Leave out the pictures and repeat exactly the lines between the one containing "Convert this chart to matplotlib code." and the one containing "ax.axvspan(tt(a), tt(b), color='#f8f8f8', zorder=0, lw=0)", inclusive.

==== PROVIDED DATA

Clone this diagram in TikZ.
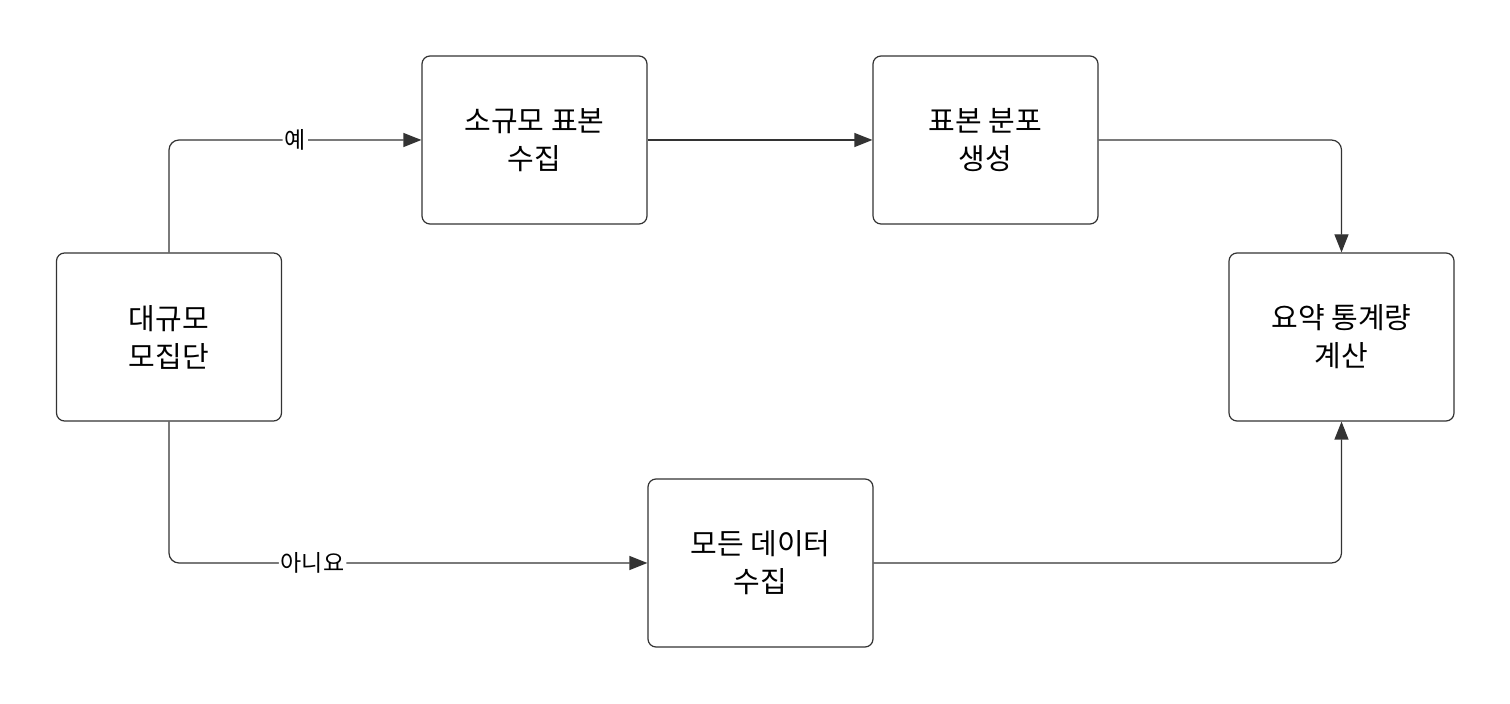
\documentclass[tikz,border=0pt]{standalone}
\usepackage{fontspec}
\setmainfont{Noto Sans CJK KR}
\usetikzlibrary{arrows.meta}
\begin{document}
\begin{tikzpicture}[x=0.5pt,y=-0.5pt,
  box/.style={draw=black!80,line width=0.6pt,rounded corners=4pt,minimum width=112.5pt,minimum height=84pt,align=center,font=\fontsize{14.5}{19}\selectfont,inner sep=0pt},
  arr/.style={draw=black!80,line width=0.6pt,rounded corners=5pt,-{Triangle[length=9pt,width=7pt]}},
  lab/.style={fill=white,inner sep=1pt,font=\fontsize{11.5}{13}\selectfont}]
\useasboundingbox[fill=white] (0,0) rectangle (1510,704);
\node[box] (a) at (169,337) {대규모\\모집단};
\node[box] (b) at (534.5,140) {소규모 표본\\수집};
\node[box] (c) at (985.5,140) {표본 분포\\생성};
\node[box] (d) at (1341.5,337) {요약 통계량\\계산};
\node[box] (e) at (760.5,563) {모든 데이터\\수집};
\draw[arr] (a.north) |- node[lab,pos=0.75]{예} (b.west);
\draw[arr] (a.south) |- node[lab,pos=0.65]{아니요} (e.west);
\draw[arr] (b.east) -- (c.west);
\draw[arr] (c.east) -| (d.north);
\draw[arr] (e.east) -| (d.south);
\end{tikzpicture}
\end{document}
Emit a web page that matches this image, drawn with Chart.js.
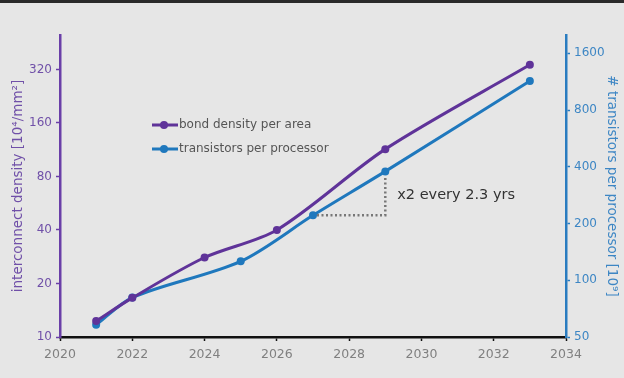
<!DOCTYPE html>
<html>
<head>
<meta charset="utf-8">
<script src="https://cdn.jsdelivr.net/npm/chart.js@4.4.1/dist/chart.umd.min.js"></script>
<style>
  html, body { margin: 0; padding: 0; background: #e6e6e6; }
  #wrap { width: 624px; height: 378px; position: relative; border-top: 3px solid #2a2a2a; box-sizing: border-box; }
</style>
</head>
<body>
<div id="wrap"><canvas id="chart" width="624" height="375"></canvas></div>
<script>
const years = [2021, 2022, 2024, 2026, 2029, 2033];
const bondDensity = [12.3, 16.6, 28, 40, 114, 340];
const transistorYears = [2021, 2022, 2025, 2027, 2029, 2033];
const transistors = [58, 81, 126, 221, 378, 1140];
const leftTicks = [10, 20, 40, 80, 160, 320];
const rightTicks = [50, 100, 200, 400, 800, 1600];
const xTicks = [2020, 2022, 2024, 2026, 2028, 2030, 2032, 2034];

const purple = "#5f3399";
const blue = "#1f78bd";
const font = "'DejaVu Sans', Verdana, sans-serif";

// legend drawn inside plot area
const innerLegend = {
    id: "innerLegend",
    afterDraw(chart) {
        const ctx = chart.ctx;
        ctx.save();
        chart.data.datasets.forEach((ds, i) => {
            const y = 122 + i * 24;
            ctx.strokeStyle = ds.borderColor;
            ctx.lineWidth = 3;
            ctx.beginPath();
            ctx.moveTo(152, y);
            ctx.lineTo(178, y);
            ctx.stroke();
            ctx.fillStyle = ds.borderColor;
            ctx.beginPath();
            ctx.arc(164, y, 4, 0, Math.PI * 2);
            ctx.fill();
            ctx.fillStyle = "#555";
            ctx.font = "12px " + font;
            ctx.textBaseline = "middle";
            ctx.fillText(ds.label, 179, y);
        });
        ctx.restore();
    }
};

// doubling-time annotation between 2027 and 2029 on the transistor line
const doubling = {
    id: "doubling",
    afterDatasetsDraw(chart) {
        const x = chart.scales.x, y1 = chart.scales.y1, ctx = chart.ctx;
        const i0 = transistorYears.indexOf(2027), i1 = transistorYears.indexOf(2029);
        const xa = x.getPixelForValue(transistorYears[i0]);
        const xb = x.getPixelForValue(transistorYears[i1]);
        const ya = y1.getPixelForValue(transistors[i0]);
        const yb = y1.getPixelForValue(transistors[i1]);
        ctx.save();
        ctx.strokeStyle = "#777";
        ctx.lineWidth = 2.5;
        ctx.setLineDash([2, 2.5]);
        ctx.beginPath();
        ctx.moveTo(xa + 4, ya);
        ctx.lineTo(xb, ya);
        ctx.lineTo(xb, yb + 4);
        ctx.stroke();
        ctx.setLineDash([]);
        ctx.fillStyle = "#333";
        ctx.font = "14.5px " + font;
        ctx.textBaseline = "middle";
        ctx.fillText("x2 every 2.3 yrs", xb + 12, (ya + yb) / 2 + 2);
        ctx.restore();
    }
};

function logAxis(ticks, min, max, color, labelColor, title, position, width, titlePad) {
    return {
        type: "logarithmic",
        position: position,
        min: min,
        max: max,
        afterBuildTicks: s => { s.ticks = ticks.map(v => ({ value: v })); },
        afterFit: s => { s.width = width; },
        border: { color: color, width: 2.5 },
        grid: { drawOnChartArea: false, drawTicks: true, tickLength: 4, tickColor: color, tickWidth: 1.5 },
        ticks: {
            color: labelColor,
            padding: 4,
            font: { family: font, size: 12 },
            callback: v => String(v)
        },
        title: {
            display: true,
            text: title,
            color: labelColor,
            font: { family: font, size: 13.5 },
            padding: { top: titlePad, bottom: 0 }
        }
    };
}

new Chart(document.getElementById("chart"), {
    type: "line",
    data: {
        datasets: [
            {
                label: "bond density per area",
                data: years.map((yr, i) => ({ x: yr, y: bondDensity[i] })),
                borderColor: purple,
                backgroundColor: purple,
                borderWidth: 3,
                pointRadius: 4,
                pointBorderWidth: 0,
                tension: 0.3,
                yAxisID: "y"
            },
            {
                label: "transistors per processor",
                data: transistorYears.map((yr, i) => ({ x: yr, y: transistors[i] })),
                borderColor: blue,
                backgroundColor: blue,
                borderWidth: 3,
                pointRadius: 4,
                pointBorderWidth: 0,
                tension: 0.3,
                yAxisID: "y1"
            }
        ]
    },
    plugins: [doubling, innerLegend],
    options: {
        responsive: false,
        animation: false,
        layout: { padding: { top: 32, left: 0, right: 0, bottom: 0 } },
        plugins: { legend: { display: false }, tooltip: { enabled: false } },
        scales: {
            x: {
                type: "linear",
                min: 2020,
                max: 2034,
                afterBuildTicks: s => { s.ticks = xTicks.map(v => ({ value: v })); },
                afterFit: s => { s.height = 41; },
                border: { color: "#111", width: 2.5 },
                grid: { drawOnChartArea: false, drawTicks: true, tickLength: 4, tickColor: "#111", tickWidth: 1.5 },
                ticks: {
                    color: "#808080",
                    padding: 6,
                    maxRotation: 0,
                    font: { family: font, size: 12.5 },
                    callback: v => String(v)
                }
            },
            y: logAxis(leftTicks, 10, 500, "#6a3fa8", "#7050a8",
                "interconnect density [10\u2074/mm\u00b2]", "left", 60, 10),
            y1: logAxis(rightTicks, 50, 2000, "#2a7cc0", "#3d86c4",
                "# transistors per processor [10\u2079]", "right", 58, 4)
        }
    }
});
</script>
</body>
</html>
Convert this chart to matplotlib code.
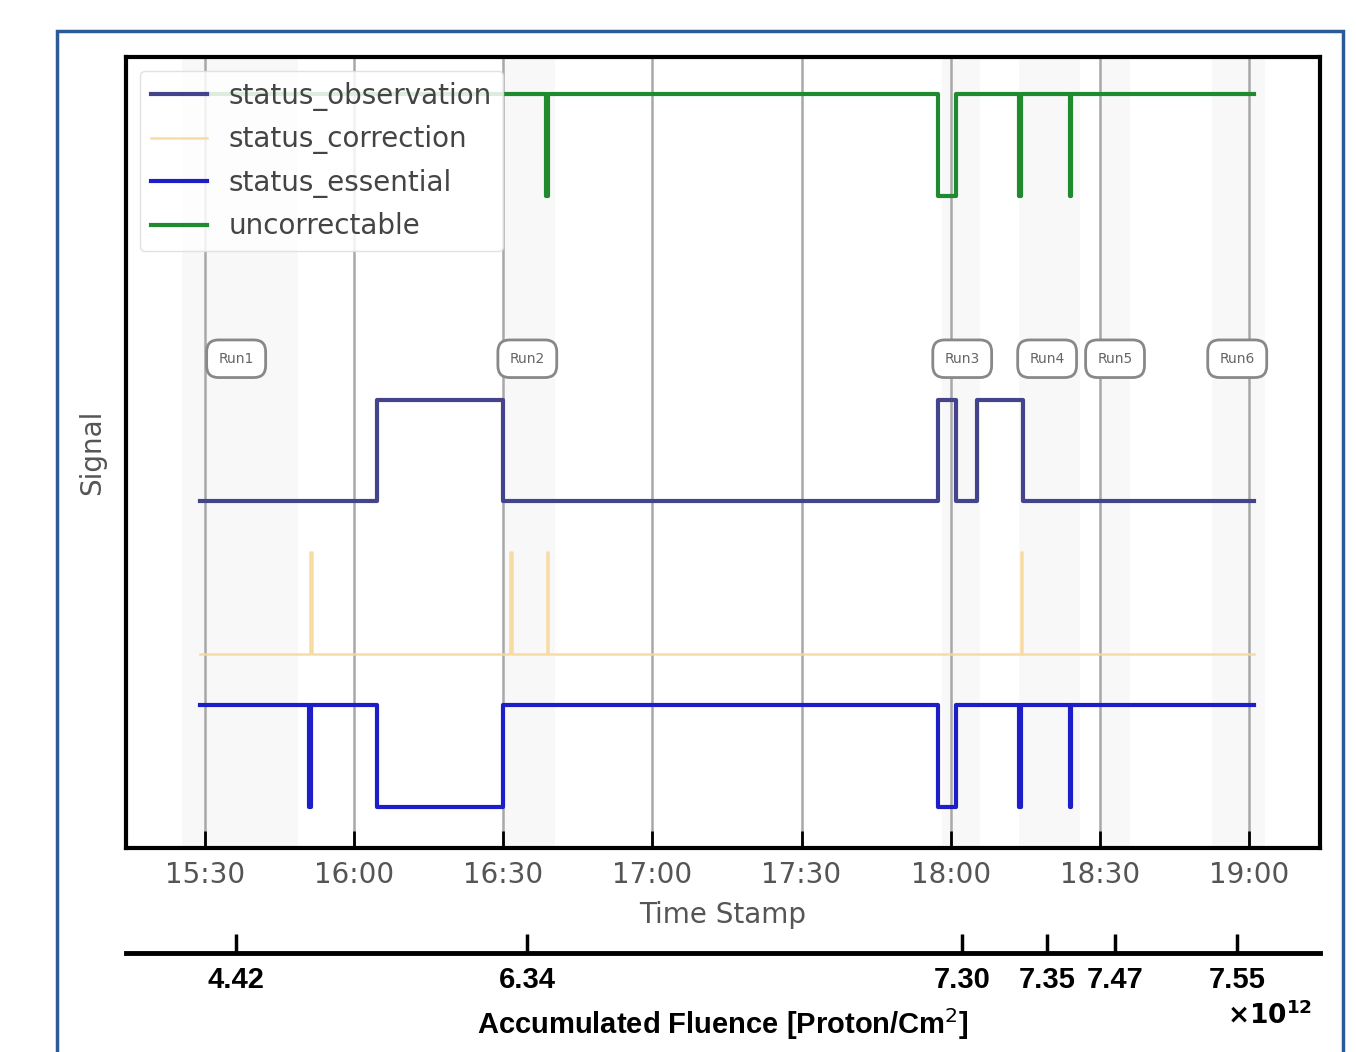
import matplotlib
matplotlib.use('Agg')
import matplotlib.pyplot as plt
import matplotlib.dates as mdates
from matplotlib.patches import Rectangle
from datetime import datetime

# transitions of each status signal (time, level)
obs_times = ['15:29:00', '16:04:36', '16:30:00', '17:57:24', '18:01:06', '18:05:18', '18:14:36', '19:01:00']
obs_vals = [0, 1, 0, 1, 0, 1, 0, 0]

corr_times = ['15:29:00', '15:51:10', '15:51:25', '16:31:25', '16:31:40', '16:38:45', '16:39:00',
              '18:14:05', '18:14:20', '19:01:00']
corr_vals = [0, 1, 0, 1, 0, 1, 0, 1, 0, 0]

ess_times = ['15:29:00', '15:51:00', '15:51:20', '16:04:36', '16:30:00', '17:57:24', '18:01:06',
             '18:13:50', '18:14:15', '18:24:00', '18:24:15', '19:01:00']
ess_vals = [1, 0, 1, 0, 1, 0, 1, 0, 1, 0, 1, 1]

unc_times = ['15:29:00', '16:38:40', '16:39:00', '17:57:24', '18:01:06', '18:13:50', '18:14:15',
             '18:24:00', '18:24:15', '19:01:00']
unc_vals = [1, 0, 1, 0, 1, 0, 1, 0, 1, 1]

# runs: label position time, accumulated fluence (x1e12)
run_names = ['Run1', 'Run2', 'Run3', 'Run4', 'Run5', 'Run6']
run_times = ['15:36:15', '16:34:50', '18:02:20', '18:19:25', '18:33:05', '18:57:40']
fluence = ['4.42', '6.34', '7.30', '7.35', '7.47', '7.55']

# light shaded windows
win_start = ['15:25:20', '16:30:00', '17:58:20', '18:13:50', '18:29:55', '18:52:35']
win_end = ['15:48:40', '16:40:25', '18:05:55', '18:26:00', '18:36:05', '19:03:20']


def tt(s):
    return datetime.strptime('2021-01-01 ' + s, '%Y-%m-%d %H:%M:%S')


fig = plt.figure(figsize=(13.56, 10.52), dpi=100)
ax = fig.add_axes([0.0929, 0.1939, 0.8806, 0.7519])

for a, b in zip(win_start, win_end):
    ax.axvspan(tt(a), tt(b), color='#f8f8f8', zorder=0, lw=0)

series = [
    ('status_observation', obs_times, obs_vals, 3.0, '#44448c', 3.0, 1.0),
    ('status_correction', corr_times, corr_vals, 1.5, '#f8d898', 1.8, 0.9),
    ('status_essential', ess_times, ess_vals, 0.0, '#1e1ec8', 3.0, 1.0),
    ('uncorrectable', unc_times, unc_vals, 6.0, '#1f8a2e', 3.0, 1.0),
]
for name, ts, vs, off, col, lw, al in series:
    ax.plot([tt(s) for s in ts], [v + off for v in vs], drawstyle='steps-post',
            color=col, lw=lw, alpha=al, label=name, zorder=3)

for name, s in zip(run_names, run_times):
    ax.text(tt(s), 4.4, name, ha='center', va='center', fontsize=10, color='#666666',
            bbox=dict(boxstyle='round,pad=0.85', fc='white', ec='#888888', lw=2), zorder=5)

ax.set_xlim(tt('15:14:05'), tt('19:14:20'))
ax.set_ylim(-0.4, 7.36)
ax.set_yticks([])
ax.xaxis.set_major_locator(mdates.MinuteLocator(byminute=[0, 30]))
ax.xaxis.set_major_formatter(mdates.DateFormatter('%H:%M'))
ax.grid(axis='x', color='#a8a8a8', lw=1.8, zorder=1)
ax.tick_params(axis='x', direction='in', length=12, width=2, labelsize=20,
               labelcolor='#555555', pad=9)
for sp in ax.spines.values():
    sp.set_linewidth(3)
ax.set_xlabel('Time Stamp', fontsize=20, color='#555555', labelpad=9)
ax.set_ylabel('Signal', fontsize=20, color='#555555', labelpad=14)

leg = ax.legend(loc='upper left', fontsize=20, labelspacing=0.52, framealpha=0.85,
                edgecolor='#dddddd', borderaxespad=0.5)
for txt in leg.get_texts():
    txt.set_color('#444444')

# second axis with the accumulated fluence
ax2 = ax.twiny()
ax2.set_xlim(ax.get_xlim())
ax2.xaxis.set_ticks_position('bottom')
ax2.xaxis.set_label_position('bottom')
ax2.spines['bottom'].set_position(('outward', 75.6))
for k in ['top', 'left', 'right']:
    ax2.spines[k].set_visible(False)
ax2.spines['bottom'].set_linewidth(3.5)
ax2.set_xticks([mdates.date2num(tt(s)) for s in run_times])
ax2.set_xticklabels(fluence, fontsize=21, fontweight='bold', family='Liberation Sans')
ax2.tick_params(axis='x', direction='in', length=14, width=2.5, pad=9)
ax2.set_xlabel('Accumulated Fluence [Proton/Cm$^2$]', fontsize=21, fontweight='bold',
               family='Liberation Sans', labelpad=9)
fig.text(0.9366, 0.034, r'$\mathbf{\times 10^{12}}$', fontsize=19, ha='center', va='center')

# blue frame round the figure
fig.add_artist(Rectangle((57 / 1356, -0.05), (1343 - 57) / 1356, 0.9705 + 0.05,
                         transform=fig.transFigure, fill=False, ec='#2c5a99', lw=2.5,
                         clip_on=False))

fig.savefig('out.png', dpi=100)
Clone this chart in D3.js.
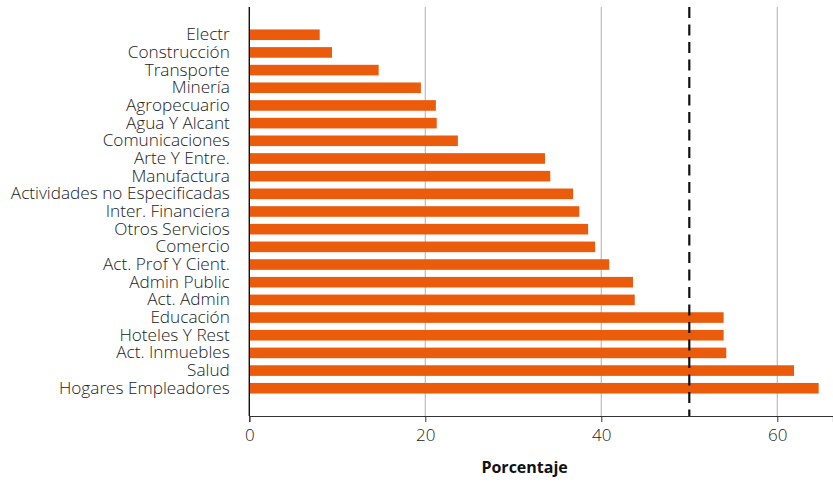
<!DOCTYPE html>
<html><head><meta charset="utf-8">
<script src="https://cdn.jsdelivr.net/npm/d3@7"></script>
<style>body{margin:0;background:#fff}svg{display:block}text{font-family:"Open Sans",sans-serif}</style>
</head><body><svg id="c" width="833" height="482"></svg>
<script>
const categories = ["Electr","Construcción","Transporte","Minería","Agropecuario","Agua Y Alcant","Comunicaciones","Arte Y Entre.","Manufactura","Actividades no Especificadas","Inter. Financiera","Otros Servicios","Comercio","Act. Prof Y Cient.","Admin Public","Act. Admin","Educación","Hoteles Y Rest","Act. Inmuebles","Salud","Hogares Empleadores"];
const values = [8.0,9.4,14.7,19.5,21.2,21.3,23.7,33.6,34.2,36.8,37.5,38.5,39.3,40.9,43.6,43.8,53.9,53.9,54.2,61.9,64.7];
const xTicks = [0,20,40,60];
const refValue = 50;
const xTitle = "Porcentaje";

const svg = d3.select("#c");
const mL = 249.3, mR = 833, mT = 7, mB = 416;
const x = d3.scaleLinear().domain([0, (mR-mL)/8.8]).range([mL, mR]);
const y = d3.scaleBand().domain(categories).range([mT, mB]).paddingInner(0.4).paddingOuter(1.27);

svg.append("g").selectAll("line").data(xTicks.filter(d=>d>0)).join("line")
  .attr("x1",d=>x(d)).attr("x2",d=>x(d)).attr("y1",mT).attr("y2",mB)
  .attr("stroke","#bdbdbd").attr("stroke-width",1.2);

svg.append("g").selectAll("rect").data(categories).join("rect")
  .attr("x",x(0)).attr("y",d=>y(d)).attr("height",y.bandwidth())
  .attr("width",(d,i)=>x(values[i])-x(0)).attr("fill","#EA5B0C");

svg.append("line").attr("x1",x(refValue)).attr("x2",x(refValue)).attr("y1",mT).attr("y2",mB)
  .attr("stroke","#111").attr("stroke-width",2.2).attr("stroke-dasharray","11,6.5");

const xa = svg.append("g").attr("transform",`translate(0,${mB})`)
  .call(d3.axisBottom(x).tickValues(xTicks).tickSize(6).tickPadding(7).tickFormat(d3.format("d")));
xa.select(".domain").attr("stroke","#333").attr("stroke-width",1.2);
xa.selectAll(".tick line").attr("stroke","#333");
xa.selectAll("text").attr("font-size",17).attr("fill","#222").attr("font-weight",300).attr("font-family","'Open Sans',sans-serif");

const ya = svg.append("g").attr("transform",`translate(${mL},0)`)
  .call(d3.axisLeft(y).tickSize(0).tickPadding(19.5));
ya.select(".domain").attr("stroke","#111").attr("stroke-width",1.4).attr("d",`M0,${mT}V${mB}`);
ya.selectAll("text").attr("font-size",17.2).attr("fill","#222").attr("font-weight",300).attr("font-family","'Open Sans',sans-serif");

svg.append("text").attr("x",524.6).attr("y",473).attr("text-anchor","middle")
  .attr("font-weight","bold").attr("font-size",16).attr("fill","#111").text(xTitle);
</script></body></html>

========

WRITTEN ANSWER:
Convert this chart to matplotlib code.
import matplotlib
matplotlib.use('Agg')
import matplotlib.pyplot as plt
import matplotlib.dates as mdates
from matplotlib.patches import Rectangle
from datetime import datetime

# transitions of each status signal (time, level)
obs_times = ['15:29:00', '16:04:36', '16:30:00', '17:57:24', '18:01:06', '18:05:18', '18:14:36', '19:01:00']
obs_vals = [0, 1, 0, 1, 0, 1, 0, 0]

corr_times = ['15:29:00', '15:51:10', '15:51:25', '16:31:25', '16:31:40', '16:38:45', '16:39:00',
              '18:14:05', '18:14:20', '19:01:00']
corr_vals = [0, 1, 0, 1, 0, 1, 0, 1, 0, 0]

ess_times = ['15:29:00', '15:51:00', '15:51:20', '16:04:36', '16:30:00', '17:57:24', '18:01:06',
             '18:13:50', '18:14:15', '18:24:00', '18:24:15', '19:01:00']
ess_vals = [1, 0, 1, 0, 1, 0, 1, 0, 1, 0, 1, 1]

unc_times = ['15:29:00', '16:38:40', '16:39:00', '17:57:24', '18:01:06', '18:13:50', '18:14:15',
             '18:24:00', '18:24:15', '19:01:00']
unc_vals = [1, 0, 1, 0, 1, 0, 1, 0, 1, 1]

# runs: label position time, accumulated fluence (x1e12)
run_names = ['Run1', 'Run2', 'Run3', 'Run4', 'Run5', 'Run6']
run_times = ['15:36:15', '16:34:50', '18:02:20', '18:19:25', '18:33:05', '18:57:40']
fluence = ['4.42', '6.34', '7.30', '7.35', '7.47', '7.55']

# light shaded windows
win_start = ['15:25:20', '16:30:00', '17:58:20', '18:13:50', '18:29:55', '18:52:35']
win_end = ['15:48:40', '16:40:25', '18:05:55', '18:26:00', '18:36:05', '19:03:20']


def tt(s):
    return datetime.strptime('2021-01-01 ' + s, '%Y-%m-%d %H:%M:%S')


fig = plt.figure(figsize=(13.56, 10.52), dpi=100)
ax = fig.add_axes([0.0929, 0.1939, 0.8806, 0.7519])

for a, b in zip(win_start, win_end):
    ax.axvspan(tt(a), tt(b), color='#f8f8f8', zorder=0, lw=0)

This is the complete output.